Let's summarize it here, as comments started getting too long. Since you asked for the risk assessment, I'd focus on the risk factors only, so please accept my apology if the answer comes as overall negative - your case is way better than many others. However there are still concerns.

  1. From the list above, and your follow-up comments it appears that you really have no significant ties with your home country. Those typically include work/business arrangements, having to take care of others, local responsibilities, and so on.

    Work/business arrangements: As far as I understand, the "freelance online" nature of your work lets you work from anywhere, including UK. Thus it becomes a concern, because shall you decide to overstay in UK, you'd have means to support yourself.

    Having to take care of others: No wife/no kids, and your parents don't need your care (likely since they live in a different city), it is not a tie.

    Local responsibilities: not clear if you have any from your list. Do you play in local sports team and have an event soon? Have a conference in your home city which you must attend? Running for a local election? Enrolling in local studies? Anything else which would require you to be back at specific date, is independently verifiable (so "friend wedding" is not good) and which couldn't be easily ignored?

    You see the pattern - you need to answer the question: if while in UK I'm offered a good job with the same salary, is there anything which would prevent me from taking this offer and staying in UK?
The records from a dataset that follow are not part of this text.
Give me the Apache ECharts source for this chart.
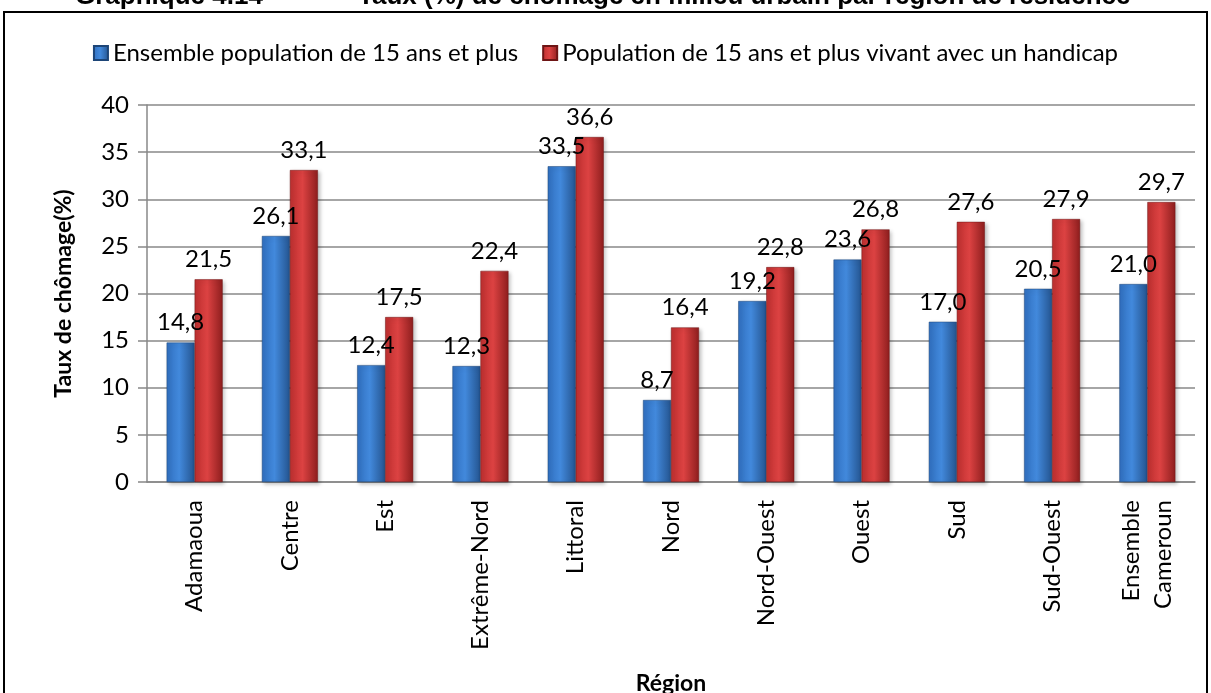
<!DOCTYPE html>
<html>
<head>
<meta charset="utf-8">
<script src="https://cdn.jsdelivr.net/npm/echarts@6/dist/echarts.min.js"></script>
<style>
html, body { margin: 0; padding: 0; background: #fff; }
#chart { width: 1211px; height: 693px; }
</style>
</head>
<body>
<div id="chart"></div>
<script>
// données
var regions = ['Adamaoua', 'Centre', 'Est', 'Extrême-Nord', 'Littoral', 'Nord', 'Nord-Ouest', 'Ouest', 'Sud', 'Sud-Ouest', 'Ensemble\nCameroun'];
var ensemble = [14.8, 26.1, 12.4, 12.3, 33.5, 8.7, 19.2, 23.6, 17.0, 20.5, 21.0];
var handicap = [21.5, 33.1, 17.5, 22.4, 36.6, 16.4, 22.8, 26.8, 27.6, 27.9, 29.7];
var yTicks = [0, 5, 10, 15, 20, 25, 30, 35, 40];

var font = 'Lato, "Open Sans", sans-serif';

function grad(c1, c2, c3) {
    return new echarts.graphic.LinearGradient(0, 0, 1, 0, [
        { offset: 0, color: c1 },
        { offset: 0.45, color: c2 },
        { offset: 1, color: c3 }
    ]);
}
var blue = grad('#306fbf', '#4289dc', '#24548f');
var red = grad('#bd2f2f', '#dc4242', '#8e1e1e');

function fmt(p) {
    return p.value.toFixed(1).replace('.', ',');
}

var dom = document.getElementById('chart');
var myChart = echarts.init(dom);
var option = {
    animation: false,
    graphic: [
        {
            type: 'rect',
            shape: { x: 4, y: 12, width: 1203, height: 700 },
            style: { fill: 'none', stroke: '#000', lineWidth: 2 }
        },
        {
            type: 'text', left: 75, top: -16,
            style: { text: 'Graphique 4.14', font: 'bold 26px "Liberation Sans", Arial', fill: '#000' }
        },
        {
            type: 'text', left: 358, top: -16,
            style: { text: 'Taux (%) de chômage en milieu urbain par région de résidence', font: 'bold 26px "Liberation Sans", Arial', fill: '#000' }
        }
    ],
    legend: {
        top: 36,
        left: 'center',
        itemWidth: 14,
        itemHeight: 14,
        itemGap: 24,
        icon: 'rect',
        textStyle: { fontFamily: font, fontSize: 24, color: '#000' },
        data: ['Ensemble population de 15 ans et plus', 'Population de 15 ans et plus vivant avec un handicap']
    },
    grid: { left: 147, right: 16, top: 105, bottom: 211, outerBoundsMode: 'none', containLabel: false },
    xAxis: {
        type: 'category',
        data: regions,
        name: 'Région',
        nameLocation: 'middle',
        nameGap: 190,
        nameTextStyle: { fontFamily: font, fontSize: 23, fontWeight: 'bold', color: '#000' },
        axisLine: { lineStyle: { color: '#888', width: 1.5 } },
        axisTick: { show: false },
        axisLabel: {
            interval: 0,
            rotate: 90,
            margin: 18,
            fontFamily: font,
            fontSize: 24,
            color: '#000',
            lineHeight: 32
        }
    },
    yAxis: {
        type: 'value',
        min: yTicks[0],
        max: yTicks[yTicks.length - 1],
        interval: 5,
        name: 'Taux de chômage(%)',
        nameLocation: 'middle',
        nameGap: 72,
        nameTextStyle: { fontFamily: font, fontSize: 23, fontWeight: 'bold', color: '#000' },
        axisLine: { show: true, lineStyle: { color: '#888', width: 1.5 } },
        axisTick: { show: true, length: 9, lineStyle: { color: '#888', width: 1.5 } },
        splitLine: { lineStyle: { color: '#888', width: 1.5 } },
        axisLabel: { fontFamily: font, fontSize: 24, color: '#000', margin: 18 }
    },
    series: [
        {
            name: 'Ensemble population de 15 ans et plus',
            type: 'bar',
            data: ensemble,
            barWidth: 28,
            barGap: '0%',
            itemStyle: { color: blue, borderColor: '#1d4577', borderWidth: 0.5, shadowColor: 'rgba(0,0,0,0.25)', shadowBlur: 4, shadowOffsetX: 2, shadowOffsetY: 2 },
            label: { show: true, position: 'top', distance: 8, formatter: fmt, fontFamily: font, fontSize: 24, color: '#000' }
        },
        {
            name: 'Population de 15 ans et plus vivant avec un handicap',
            type: 'bar',
            data: handicap,
            barWidth: 28,
            itemStyle: { color: red, borderColor: '#6e1515', borderWidth: 0.5, shadowColor: 'rgba(0,0,0,0.25)', shadowBlur: 4, shadowOffsetX: 2, shadowOffsetY: 2 },
            label: { show: true, position: 'top', distance: 8, formatter: fmt, fontFamily: font, fontSize: 24, color: '#000' }
        }
    ]
};
if (option && typeof option === "object") {
    myChart.setOption(option, true);
}
</script>
</body>
</html>
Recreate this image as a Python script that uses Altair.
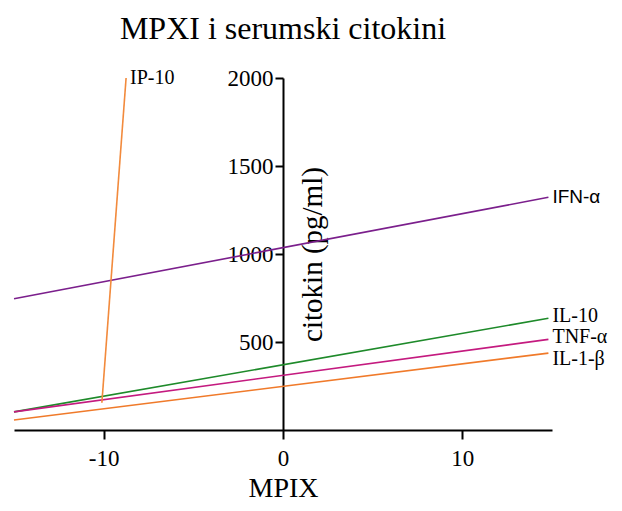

  2. Financial concerns. You will likely need to include additional support documentation to prove that the "company bank account" is really your personal account. From the ECO's point of view it is not clear (they may think you're an employee of a company, and thus having access to account doesn't mean you've got a free hand using those money). Also in this case you'd probably need more documentation, such as company bylaws, balance sheet etc, to ensure that the company is in fact afloat (there are many having 100k at account, but owe much more). Here your situation is more difficult than for someone who's an employee.

  3. You also need to have a clear answer to the question "why UK?" If this is a conference, does it match your work profile? Have you attended similar conferences locally, or nearby, in past? You'd have to convince them you're a genuine attendee, and didn't just Google something matching your dates to use it as an excuse. Especially if the conference is free. Finally, it can become especially awkward if similar conferences are held locally in your own country.

Be sure to read the Supporting Documents Guide for what to include and what not to include.